Das Gesetz ist - abgesehen von seiner Komplexität - unumstritten, jede Berufsgruppe fällt hinein. Diskutiert wird lediglich darüber, wie die Finanzierung bei immer mehr Leistungen und Anspruchsberechtigten aufrecht erhalten werden kann.
Derzeit wird die Finanzierung über die Lohnsumme gerechnet. Das bedeutet, dass Arbeit der wichtigste Faktor zur Aufrechterhaltung des Versicherungsprinzips ist. In Zeiten vermehrter Arbeitslosigkeit gerät das System unter Druck. Hinzu kommt die demographische Entwicklung: Die Lebenserwartung der Männer ist in den vergangenen 30 Jahren von 75 auf 80 Jahre, die der Frauen von 80 auf 84 Jahre gestiegen. Der Pensionsbezug hat sich bei Männern von 14 auf 21 Jahre und bei Frauen von 19 auf 27 Jahre erhöht.
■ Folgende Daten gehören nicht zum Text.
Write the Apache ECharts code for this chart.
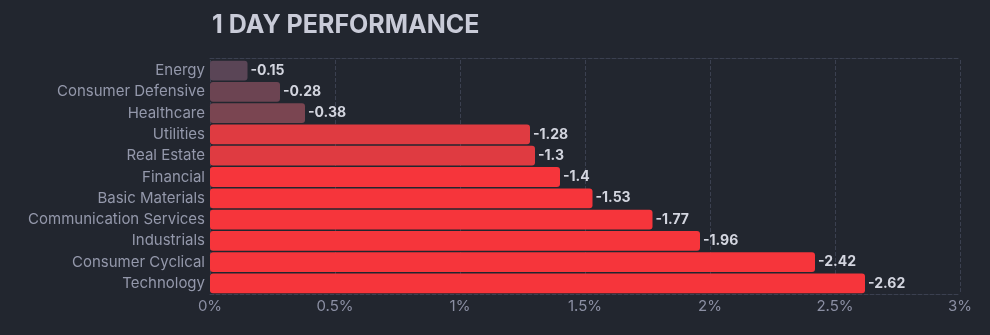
<!DOCTYPE html>
<html>
<head>
<meta charset="utf-8">
<script src="https://cdn.jsdelivr.net/npm/echarts@6/dist/echarts.min.js"></script>
<style>
  html, body { margin: 0; padding: 0; background: #22262f; }
  #chart { width: 990px; height: 335px; }
</style>
</head>
<body>
<div id="chart"></div>
<script>
// Sector one-day performance (%), top to bottom
const sectors = [
  'Energy', 'Consumer Defensive', 'Healthcare', 'Utilities', 'Real Estate',
  'Financial', 'Basic Materials', 'Communication Services', 'Industrials',
  'Consumer Cyclical', 'Technology'
];
const changes = [-0.15, -0.28, -0.38, -1.28, -1.3, -1.4, -1.53, -1.77, -1.96, -2.42, -2.62];
const tickLabels = ['0%', '0.5%', '1%', '1.5%', '2%', '2.5%', '3%'];

// Darker, muted tones for small moves, bright red for larger drops
function barColor(v) {
  const a = Math.abs(v);
  if (a < 0.2) return '#5a4556';
  if (a < 0.3) return '#6c4452';
  if (a < 0.5) return '#7a4551';
  if (a < 1.35) return '#df3b41';
  return '#f6353b';
}

const chart = echarts.init(document.getElementById('chart'));
const font = 'Inter, "Noto Sans", sans-serif';

chart.setOption({
  backgroundColor: '#22262f',
  animation: false,
  textStyle: { fontFamily: font },
  title: {
    text: '1 DAY PERFORMANCE',
    left: 207,
    top: 8,
    textStyle: { color: '#c9cbd8', fontSize: 25, fontWeight: 'bold', fontFamily: font }
  },
  grid: { left: 210, right: 30, top: 60, bottom: 41, containLabel: false },
  xAxis: [{
    type: 'value',
    min: 0, max: 3, interval: 0.5,
    axisLine: { show: true, lineStyle: { color: '#3b4050', type: 'dashed' } },
    axisTick: { show: false },
    axisLabel: {
      color: '#8b8fa3', fontSize: 15, margin: 5,
      formatter: (v) => tickLabels[Math.round(v / 0.5)]
    },
    splitLine: { show: true, lineStyle: { color: '#3b4050', type: 'dashed' } }
  }, {
    type: 'value',
    position: 'top',
    offset: 2,
    min: 0, max: 3, interval: 0.5,
    axisLine: { show: true, lineStyle: { color: '#3b4050', type: 'dashed' } },
    axisTick: { show: false },
    axisLabel: { show: false },
    splitLine: { show: false }
  }],
  yAxis: {
    type: 'category',
    inverse: true,
    data: sectors,
    axisLine: { show: false },
    axisTick: { show: false },
    axisLabel: { color: '#9498ab', fontSize: 15, margin: 5 }
  },
  series: [{
    type: 'bar',
    xAxisIndex: 0,
    data: changes.map(v => ({
      value: Math.abs(v),
      raw: v,
      itemStyle: { color: barColor(v) }
    })),
    barCategoryGap: '7%',
    itemStyle: { borderRadius: 3 },
    label: {
      show: true,
      position: 'right',
      distance: 3,
      color: '#d3d5df',
      fontSize: 14,
      fontWeight: 'bold',
      formatter: (p) => String(p.data.raw)
    }
  }]
});
</script>
</body>
</html>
Dennoch hielt der frühere deutsche Arbeitsminister Norbert Blüm (CDU) bei der Festveranstaltung ein Plädoyer für die Koppelung der Beiträge an ein Arbeitsverhältnis, denn ein Sozialsystem, das auf Steuern aufbaue, werde leicht zu einem Fürsorgesystem und daher zu einem Gnadenakt. Soziale Sicherheit müsse als solidarische Selbsthilfe, nicht als fürsorgliche Zuteilung organisiert sein.